> **GOAL**: Provide the data again in its entirety, exactly as given.

════════════════

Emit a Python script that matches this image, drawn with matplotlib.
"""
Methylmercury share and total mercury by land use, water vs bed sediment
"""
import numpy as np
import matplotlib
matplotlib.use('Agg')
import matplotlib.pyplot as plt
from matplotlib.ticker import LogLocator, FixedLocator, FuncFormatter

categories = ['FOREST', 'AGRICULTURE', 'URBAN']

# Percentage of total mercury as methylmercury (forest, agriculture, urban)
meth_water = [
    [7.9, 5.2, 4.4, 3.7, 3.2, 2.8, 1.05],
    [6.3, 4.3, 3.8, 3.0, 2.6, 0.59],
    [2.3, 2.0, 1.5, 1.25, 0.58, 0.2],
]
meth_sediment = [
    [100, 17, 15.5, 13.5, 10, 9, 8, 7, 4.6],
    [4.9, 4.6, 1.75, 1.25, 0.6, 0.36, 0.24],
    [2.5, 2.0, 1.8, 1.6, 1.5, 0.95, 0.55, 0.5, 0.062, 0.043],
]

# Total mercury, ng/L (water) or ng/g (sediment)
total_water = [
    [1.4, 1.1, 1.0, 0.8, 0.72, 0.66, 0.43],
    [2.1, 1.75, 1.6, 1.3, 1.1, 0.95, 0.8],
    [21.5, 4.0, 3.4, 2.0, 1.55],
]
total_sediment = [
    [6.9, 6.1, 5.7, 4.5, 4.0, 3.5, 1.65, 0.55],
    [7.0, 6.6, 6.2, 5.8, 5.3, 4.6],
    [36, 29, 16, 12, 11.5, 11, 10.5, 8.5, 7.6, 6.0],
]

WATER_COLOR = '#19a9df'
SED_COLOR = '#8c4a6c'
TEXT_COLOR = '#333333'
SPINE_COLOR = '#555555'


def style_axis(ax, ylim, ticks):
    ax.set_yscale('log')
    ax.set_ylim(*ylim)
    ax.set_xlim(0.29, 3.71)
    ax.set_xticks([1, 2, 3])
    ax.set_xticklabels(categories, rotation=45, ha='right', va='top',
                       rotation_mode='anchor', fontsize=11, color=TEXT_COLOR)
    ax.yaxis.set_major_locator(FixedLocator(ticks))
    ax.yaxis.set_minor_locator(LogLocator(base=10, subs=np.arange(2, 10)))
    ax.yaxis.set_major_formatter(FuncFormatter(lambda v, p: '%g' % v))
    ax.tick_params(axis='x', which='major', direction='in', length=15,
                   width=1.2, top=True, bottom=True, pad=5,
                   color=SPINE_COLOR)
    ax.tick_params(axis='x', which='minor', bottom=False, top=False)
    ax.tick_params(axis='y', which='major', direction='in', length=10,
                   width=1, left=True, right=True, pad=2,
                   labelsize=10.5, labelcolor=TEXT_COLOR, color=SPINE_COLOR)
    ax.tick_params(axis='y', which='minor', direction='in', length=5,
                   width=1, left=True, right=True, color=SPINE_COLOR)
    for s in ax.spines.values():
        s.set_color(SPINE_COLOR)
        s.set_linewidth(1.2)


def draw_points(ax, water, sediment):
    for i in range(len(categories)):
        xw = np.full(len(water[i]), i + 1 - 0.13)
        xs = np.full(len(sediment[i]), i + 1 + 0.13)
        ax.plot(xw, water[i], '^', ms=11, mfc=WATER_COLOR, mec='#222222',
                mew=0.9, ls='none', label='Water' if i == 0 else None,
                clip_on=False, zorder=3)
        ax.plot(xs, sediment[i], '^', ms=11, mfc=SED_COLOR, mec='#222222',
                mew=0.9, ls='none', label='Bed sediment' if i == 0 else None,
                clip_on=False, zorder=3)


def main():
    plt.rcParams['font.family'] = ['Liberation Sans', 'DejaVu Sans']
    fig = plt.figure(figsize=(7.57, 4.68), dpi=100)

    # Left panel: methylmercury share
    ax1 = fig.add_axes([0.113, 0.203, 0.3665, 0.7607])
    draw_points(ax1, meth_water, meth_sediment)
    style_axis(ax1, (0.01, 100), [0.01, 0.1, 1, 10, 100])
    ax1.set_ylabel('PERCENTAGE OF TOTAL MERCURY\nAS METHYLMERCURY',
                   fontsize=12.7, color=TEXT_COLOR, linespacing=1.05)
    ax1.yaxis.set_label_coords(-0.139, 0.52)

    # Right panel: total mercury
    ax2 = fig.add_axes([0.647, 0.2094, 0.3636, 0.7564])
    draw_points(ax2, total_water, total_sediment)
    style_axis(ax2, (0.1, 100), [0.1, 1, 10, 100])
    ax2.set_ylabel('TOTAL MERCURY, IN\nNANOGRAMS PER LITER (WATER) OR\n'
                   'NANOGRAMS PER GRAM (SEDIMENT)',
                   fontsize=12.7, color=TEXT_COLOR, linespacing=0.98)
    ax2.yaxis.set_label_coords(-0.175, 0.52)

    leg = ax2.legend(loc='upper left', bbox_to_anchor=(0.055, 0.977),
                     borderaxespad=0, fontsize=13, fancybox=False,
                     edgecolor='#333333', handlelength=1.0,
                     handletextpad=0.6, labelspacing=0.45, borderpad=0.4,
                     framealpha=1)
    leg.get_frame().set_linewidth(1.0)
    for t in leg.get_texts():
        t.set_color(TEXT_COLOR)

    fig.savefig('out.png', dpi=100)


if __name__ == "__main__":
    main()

════════════════

> **REPLY TO THE TASK**:
Emit a Python script that matches this image, drawn with matplotlib.
"""
Methylmercury share and total mercury by land use, water vs bed sediment
"""
import numpy as np
import matplotlib
matplotlib.use('Agg')
import matplotlib.pyplot as plt
from matplotlib.ticker import LogLocator, FixedLocator, FuncFormatter

categories = ['FOREST', 'AGRICULTURE', 'URBAN']

# Percentage of total mercury as methylmercury (forest, agriculture, urban)
meth_water = [
    [7.9, 5.2, 4.4, 3.7, 3.2, 2.8, 1.05],
    [6.3, 4.3, 3.8, 3.0, 2.6, 0.59],
    [2.3, 2.0, 1.5, 1.25, 0.58, 0.2],
]
meth_sediment = [
    [100, 17, 15.5, 13.5, 10, 9, 8, 7, 4.6],
    [4.9, 4.6, 1.75, 1.25, 0.6, 0.36, 0.24],
    [2.5, 2.0, 1.8, 1.6, 1.5, 0.95, 0.55, 0.5, 0.062, 0.043],
]

# Total mercury, ng/L (water) or ng/g (sediment)
total_water = [
    [1.4, 1.1, 1.0, 0.8, 0.72, 0.66, 0.43],
    [2.1, 1.75, 1.6, 1.3, 1.1, 0.95, 0.8],
    [21.5, 4.0, 3.4, 2.0, 1.55],
]
total_sediment = [
    [6.9, 6.1, 5.7, 4.5, 4.0, 3.5, 1.65, 0.55],
    [7.0, 6.6, 6.2, 5.8, 5.3, 4.6],
    [36, 29, 16, 12, 11.5, 11, 10.5, 8.5, 7.6, 6.0],
]

WATER_COLOR = '#19a9df'
SED_COLOR = '#8c4a6c'
TEXT_COLOR = '#333333'
SPINE_COLOR = '#555555'


def style_axis(ax, ylim, ticks):
    ax.set_yscale('log')
    ax.set_ylim(*ylim)
    ax.set_xlim(0.29, 3.71)
    ax.set_xticks([1, 2, 3])
    ax.set_xticklabels(categories, rotation=45, ha='right', va='top',
                       rotation_mode='anchor', fontsize=11, color=TEXT_COLOR)
    ax.yaxis.set_major_locator(FixedLocator(ticks))
    ax.yaxis.set_minor_locator(LogLocator(base=10, subs=np.arange(2, 10)))
    ax.yaxis.set_major_formatter(FuncFormatter(lambda v, p: '%g' % v))
    ax.tick_params(axis='x', which='major', direction='in', length=15,
                   width=1.2, top=True, bottom=True, pad=5,
                   color=SPINE_COLOR)
    ax.tick_params(axis='x', which='minor', bottom=False, top=False)
    ax.tick_params(axis='y', which='major', direction='in', length=10,
                   width=1, left=True, right=True, pad=2,
                   labelsize=10.5, labelcolor=TEXT_COLOR, color=SPINE_COLOR)
    ax.tick_params(axis='y', which='minor', direction='in', length=5,
                   width=1, left=True, right=True, color=SPINE_COLOR)
    for s in ax.spines.values():
        s.set_color(SPINE_COLOR)
        s.set_linewidth(1.2)


def draw_points(ax, water, sediment):
    for i in range(len(categories)):
        xw = np.full(len(water[i]), i + 1 - 0.13)
        xs = np.full(len(sediment[i]), i + 1 + 0.13)
        ax.plot(xw, water[i], '^', ms=11, mfc=WATER_COLOR, mec='#222222',
                mew=0.9, ls='none', label='Water' if i == 0 else None,
                clip_on=False, zorder=3)
        ax.plot(xs, sediment[i], '^', ms=11, mfc=SED_COLOR, mec='#222222',
                mew=0.9, ls='none', label='Bed sediment' if i == 0 else None,
                clip_on=False, zorder=3)


def main():
    plt.rcParams['font.family'] = ['Liberation Sans', 'DejaVu Sans']
    fig = plt.figure(figsize=(7.57, 4.68), dpi=100)

    # Left panel: methylmercury share
    ax1 = fig.add_axes([0.113, 0.203, 0.3665, 0.7607])
    draw_points(ax1, meth_water, meth_sediment)
    style_axis(ax1, (0.01, 100), [0.01, 0.1, 1, 10, 100])
    ax1.set_ylabel('PERCENTAGE OF TOTAL MERCURY\nAS METHYLMERCURY',
                   fontsize=12.7, color=TEXT_COLOR, linespacing=1.05)
    ax1.yaxis.set_label_coords(-0.139, 0.52)

    # Right panel: total mercury
    ax2 = fig.add_axes([0.647, 0.2094, 0.3636, 0.7564])
    draw_points(ax2, total_water, total_sediment)
    style_axis(ax2, (0.1, 100), [0.1, 1, 10, 100])
    ax2.set_ylabel('TOTAL MERCURY, IN\nNANOGRAMS PER LITER (WATER) OR\n'
                   'NANOGRAMS PER GRAM (SEDIMENT)',
                   fontsize=12.7, color=TEXT_COLOR, linespacing=0.98)
    ax2.yaxis.set_label_coords(-0.175, 0.52)

    leg = ax2.legend(loc='upper left', bbox_to_anchor=(0.055, 0.977),
                     borderaxespad=0, fontsize=13, fancybox=False,
                     edgecolor='#333333', handlelength=1.0,
                     handletextpad=0.6, labelspacing=0.45, borderpad=0.4,
                     framealpha=1)
    leg.get_frame().set_linewidth(1.0)
    for t in leg.get_texts():
        t.set_color(TEXT_COLOR)

    fig.savefig('out.png', dpi=100)


if __name__ == "__main__":
    main()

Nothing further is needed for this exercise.